● **Exercise prompt**
Leave the pictures out and quote every line from the start of the listing to the line with "2010, 2011, 2012]", inclusive.

● **Information shown**
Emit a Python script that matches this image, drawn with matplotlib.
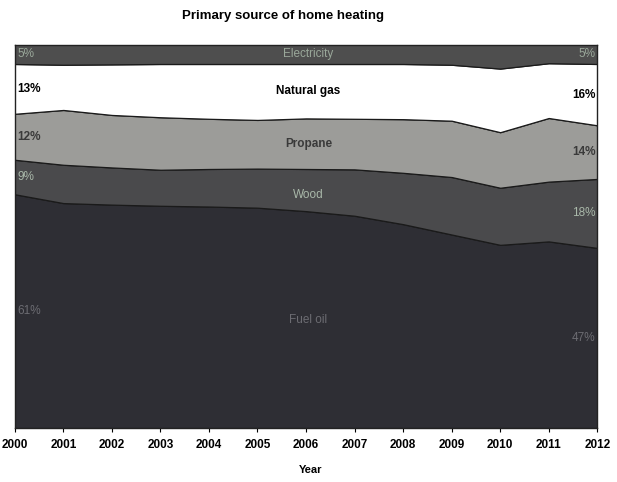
import matplotlib.pyplot as plt
import numpy as np

plt.rcParams['font.family'] = ['Liberation Sans', 'DejaVu Sans']

years = [2000, 2001, 2002, 2003, 2004, 2005, 2006, 2007, 2008, 2009, 2010, 2011, 2012]

# share of homes by primary heating fuel (%)
fuel_oil = [61, 58.7, 58.3, 58.0, 57.8, 57.5, 56.6, 55.4, 53.2, 50.5, 47.8, 48.7, 47]
wood = [9, 10.0, 9.7, 9.4, 9.8, 10.2, 11.0, 12.1, 13.4, 15.0, 14.9, 15.6, 18]
propane = [12, 14.3, 13.7, 13.7, 13.1, 12.7, 13.2, 13.2, 14.0, 14.7, 14.5, 16.6, 14]
natural_gas = [13, 11.8, 13.2, 13.9, 14.3, 14.6, 14.2, 14.3, 14.4, 14.6, 16.6, 14.3, 16]
electricity = [5, 5.2, 5.1, 5.0, 5.0, 5.0, 5.0, 5.0, 5.0, 5.2, 6.2, 4.8, 5]

names = ["Fuel oil", "Wood", "Propane", "Natural gas", "Electricity"]
series = [fuel_oil, wood, propane, natural_gas, electricity]
colors = ["#2e2e34", "#4a4a4c", "#9c9c99", "#ffffff", "#4e4e4e"]
label_colors = ["#6c6c72", "#a9b8a9", "#3a3a3a", "#000000", "#9aa89a"]
label_weights = ["normal", "normal", "bold", "bold", "normal"]
# where the name sits inside its band (fraction of band height)
name_pos = [0.5, 0.38, 0.5, 0.5, 0.5]

fig = plt.figure(figsize=(6.17, 4.82), dpi=100)
ax = fig.add_axes([0.024, 0.112, 0.944, 0.795])

ax.stackplot(years, *series, colors=colors, edgecolor="#1a1a1a", linewidth=0.9)

ax.set_xlim(2000, 2012)
ax.set_ylim(0, 100)
ax.set_xticks(years)
ax.set_xticklabels([str(y) for y in years], fontsize=8.5, fontweight="bold")
ax.set_yticks([])
ax.tick_params(axis="x", direction="out", length=3, pad=5)
for s in ax.spines.values():
    s.set_linewidth(1.0)
    s.set_color("#222222")

# labels: start value, name in the middle, end value
bottoms = np.zeros(len(years))
for vals, name, lc, fw, npos in zip(series, names, label_colors, label_weights, name_pos):
    vals = np.array(vals)
    mids = bottoms + vals / 2
    ax.text(2000.06, mids[0], f"{vals[0]:.0f}%", ha="left", va="center",
            fontsize=8.5, color=lc, fontweight=fw)
    ax.text(2011.97, mids[-1], f"{vals[-1]:.0f}%", ha="right", va="center",
            fontsize=8.5, color=lc, fontweight=fw)
    ax.text(2006.05, bottoms[6] + vals[6] * npos, name, ha="center", va="center",
            fontsize=8.5, color=lc, fontweight=fw)
    bottoms = bottoms + vals

fig.text(0.459, 0.967, "Primary source of home heating", ha="center", va="center",
         fontsize=9.5, fontweight="bold")
fig.text(0.503, 0.025, "Year", ha="center", va="center",
         fontsize=8, fontweight="bold")

fig.savefig("out.png", dpi=100)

● **Solution to the exercise**
Emit a Python script that matches this image, drawn with matplotlib.
import matplotlib.pyplot as plt
import numpy as np

plt.rcParams['font.family'] = ['Liberation Sans', 'DejaVu Sans']

years = [2000, 2001, 2002, 2003, 2004, 2005, 2006, 2007, 2008, 2009, 2010, 2011, 2012]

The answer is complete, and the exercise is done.